▸ What you need to do
What is needed is an exact copy of the lines from the one containing "Clone this screenshot in HTML." to the one containing "The picture is", both lines included, and no other lines.

▸ Material shown
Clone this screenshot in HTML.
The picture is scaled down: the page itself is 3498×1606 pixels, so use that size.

---

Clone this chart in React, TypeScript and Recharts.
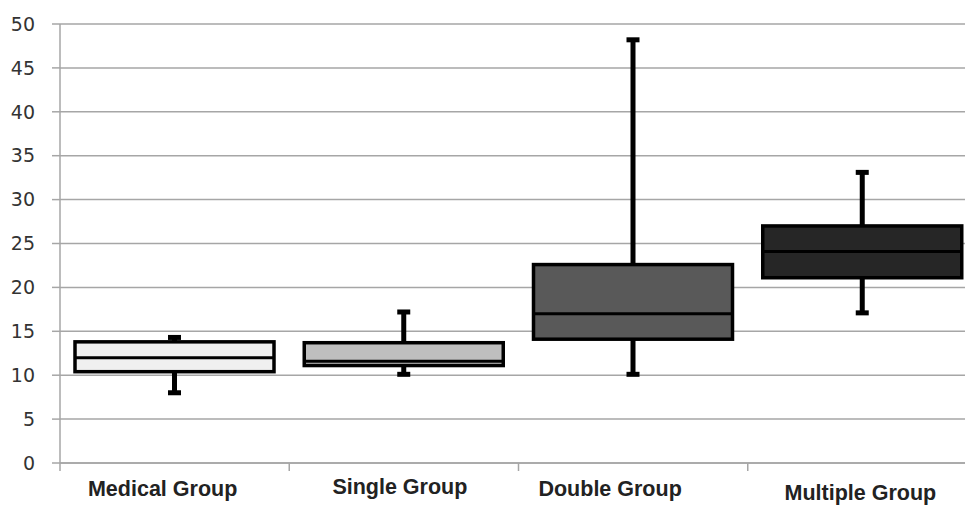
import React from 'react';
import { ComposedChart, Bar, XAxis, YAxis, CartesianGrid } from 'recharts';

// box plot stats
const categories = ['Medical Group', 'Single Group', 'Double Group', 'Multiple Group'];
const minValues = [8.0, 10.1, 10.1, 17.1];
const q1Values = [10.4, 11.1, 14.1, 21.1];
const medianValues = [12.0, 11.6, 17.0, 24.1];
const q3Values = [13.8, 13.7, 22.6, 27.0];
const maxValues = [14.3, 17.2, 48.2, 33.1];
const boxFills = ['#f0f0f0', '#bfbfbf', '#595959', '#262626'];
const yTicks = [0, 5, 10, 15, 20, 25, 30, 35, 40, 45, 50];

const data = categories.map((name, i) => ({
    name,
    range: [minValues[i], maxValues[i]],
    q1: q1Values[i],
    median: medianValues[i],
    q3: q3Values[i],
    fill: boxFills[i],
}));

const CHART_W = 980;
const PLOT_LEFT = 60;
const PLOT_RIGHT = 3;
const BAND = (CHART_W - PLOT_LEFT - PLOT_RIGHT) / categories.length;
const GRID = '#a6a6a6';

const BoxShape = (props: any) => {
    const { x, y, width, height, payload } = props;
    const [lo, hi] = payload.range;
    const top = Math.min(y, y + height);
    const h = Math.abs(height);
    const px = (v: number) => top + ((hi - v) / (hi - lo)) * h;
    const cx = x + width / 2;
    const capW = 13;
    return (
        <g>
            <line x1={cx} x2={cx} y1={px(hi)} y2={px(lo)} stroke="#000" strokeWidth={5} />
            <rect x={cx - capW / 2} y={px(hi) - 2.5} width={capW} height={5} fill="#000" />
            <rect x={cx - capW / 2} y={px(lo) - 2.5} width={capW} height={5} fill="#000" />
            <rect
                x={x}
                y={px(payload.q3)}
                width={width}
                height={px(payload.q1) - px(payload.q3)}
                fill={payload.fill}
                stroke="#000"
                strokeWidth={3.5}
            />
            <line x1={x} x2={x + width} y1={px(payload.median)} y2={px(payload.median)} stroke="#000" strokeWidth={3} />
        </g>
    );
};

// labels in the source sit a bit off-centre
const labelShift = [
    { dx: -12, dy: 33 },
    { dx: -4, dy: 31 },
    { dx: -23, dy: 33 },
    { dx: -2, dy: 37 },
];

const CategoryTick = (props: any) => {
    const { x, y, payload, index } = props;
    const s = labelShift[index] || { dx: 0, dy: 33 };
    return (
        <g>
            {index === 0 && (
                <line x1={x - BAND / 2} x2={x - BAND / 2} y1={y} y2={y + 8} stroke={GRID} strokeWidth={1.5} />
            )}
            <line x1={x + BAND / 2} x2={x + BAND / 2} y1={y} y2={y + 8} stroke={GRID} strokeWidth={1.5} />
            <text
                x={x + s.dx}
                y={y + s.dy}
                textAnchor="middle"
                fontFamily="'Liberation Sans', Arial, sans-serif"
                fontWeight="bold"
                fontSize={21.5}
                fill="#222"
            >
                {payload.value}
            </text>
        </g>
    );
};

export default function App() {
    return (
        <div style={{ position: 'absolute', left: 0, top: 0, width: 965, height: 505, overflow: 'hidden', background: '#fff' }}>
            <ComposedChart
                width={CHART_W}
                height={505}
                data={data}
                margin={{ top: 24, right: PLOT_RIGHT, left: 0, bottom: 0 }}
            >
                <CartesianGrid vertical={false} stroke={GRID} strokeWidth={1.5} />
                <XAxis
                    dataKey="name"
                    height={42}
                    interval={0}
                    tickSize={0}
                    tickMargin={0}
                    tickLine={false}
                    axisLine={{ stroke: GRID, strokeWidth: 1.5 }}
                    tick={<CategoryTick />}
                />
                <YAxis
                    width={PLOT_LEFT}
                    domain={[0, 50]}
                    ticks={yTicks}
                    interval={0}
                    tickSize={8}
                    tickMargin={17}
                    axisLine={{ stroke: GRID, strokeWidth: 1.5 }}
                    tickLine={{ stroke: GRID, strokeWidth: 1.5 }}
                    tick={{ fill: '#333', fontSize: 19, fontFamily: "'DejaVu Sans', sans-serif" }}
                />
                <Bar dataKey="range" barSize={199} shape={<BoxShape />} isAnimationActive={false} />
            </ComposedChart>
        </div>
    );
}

▸ Finished task
Clone this screenshot in HTML.
The picture is scaled down: the page itself is 3498×1606 pixels, so use that size.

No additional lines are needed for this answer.